Samper Agudelo lo envió a Honda. Con su patrón trabajaba en el día y en la noche hacía sus negocios particulares, en los que contaba con el apoyo del mismo Samper. Su actividad particular fue creciendo tanto que resolvió independizarse. Ya en esa época tenía un capital propio de 3.700 libras esterlinas.

Desde cuando era el modesto dependiente de don Silvestre Samper Agudelo en Honda, deambulaba por la casa de don Joaquín de Mier en plan de negocios, pero también para ver a esa hermosa niña de ojos verdes y piel aperlada, María del Rosario Pumarejo, hija de ‘Polocho’ (fallecido e hijo de José Domingo Pumarejo).

Rosario Pumarejo murió siendo muy joven, antes de cumplir los 30 años, pero dejó una numerosa prole.Pedro A. López, cuando llegó a ser un próspero comerciante, se atrevió a acercársele más a la joven Rosario, a manifestarle su amor y a proponerle matrimonio. Se unieron así la nieta de José Domingo Pumarejo y el hijo del artesano Ambrosio López. Tuvieron seis hijos: Alfonso, Pedro, Eduardo, Sofía, Paulina y Miguel.

Crecieron sus negocios, vendió ruanas de algodón y merinos con flecos que enviaba en consignación a Bogotá. En Nueva York tuvo abiertos créditos, despachó tabaco a Hamburgo y café a Manhattan.

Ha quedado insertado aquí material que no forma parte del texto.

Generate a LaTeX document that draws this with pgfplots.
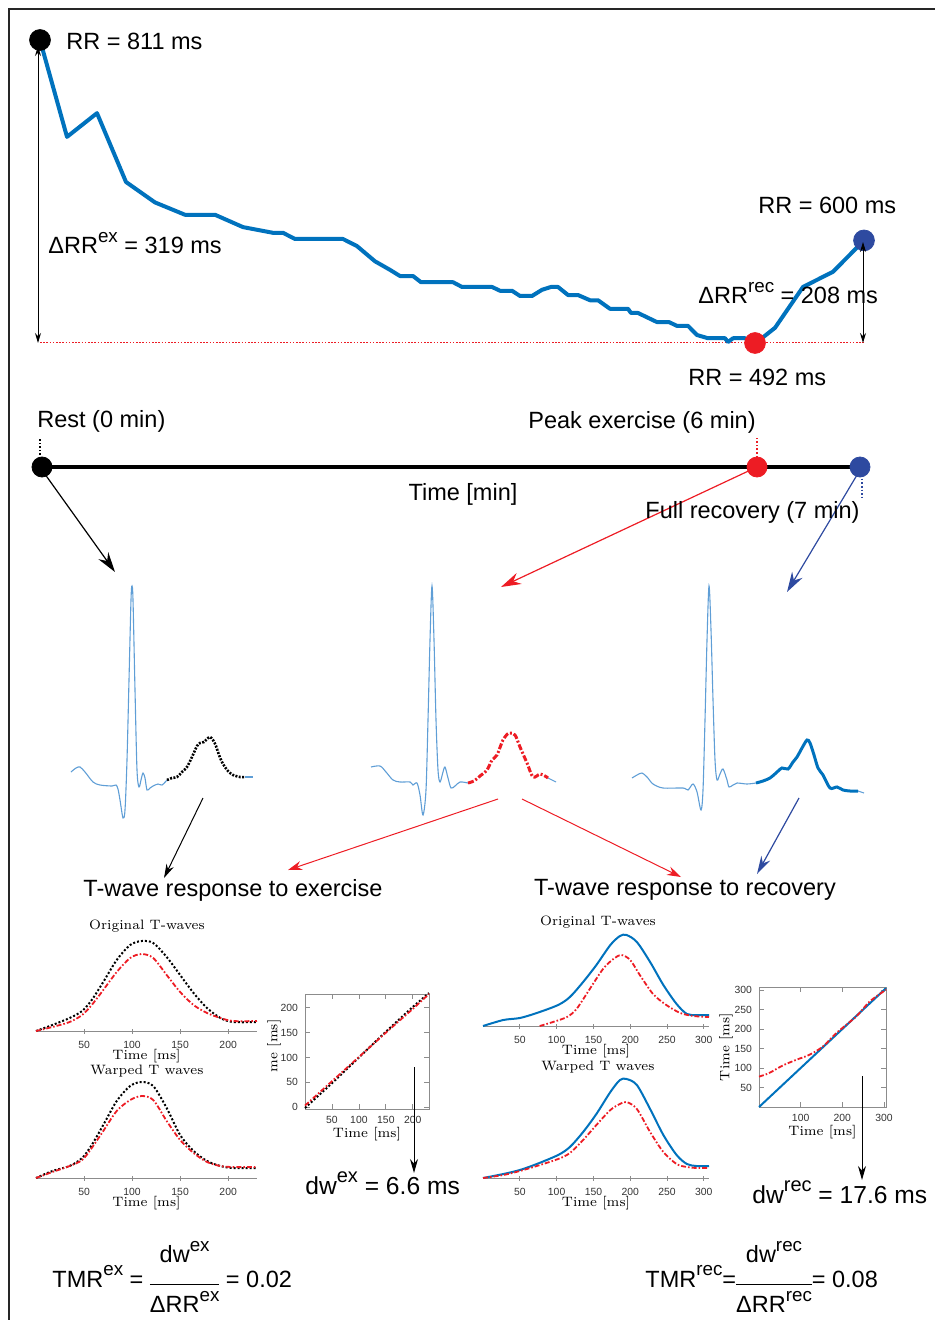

Fue creciendo el emporio económico y político de Pedro A. López. Hizo negocios con oficinas de Alemania, de Londres y de Nueva York. Estando en sus actividades, el 13 de junio de 1897 recibió un telegrama de Bogotá en el que le avisaban sobre la gravedad de salud de su padre, Ambrosio, quien tenía 88 años. Viajó, lo vio por última vez y lo llevó a darle cristiana sepultura, pero no lo acompañaron los artesanos de sus años de juventud y de las luchas reivindicatorias. Ya formaba parte de otra clase; por eso marcharon con él, de levita, los Samper, Miguel, con su esposa Teresa Brush, y sus hijos; don José María, con su esposa, Soledad Acosta de Samper, y sus hijas Blanca y Bertilda.

Después de trabajar varios años con los Samper, montó tolda aparte –ahora sí definitiva– dentro de la mayor armonía. Presagiando lo que iba a significar el café para la economía del país, se dedicó primordialmente a la exportación de este producto. Sin desatender su oficina y negocios en Honda, resolvió trasladarse con su familia a Bogotá, para garantizarles una educación a sus hijos. Era un camino de herradura, de varios días. Llegaron primero a Serrezuela, lo que hoy es Madrid, en Cundinamarca, mientras atendían a una de sus hijas, cuya salud estaba quebrantada. Varios meses permanecieron allí y luego siguieron camino a Bogotá.

Don Pedro A. creó el Banco López y en 1921 construyó en la avenida Jiménez de Quesada, entre las carreras séptima y octava, el edificio Pedro A. López, de seis pisos, lo más ostentoso de la época, en donde funcionaban sus oficinas. En esa época era considerado el hombre más rico de Colombia.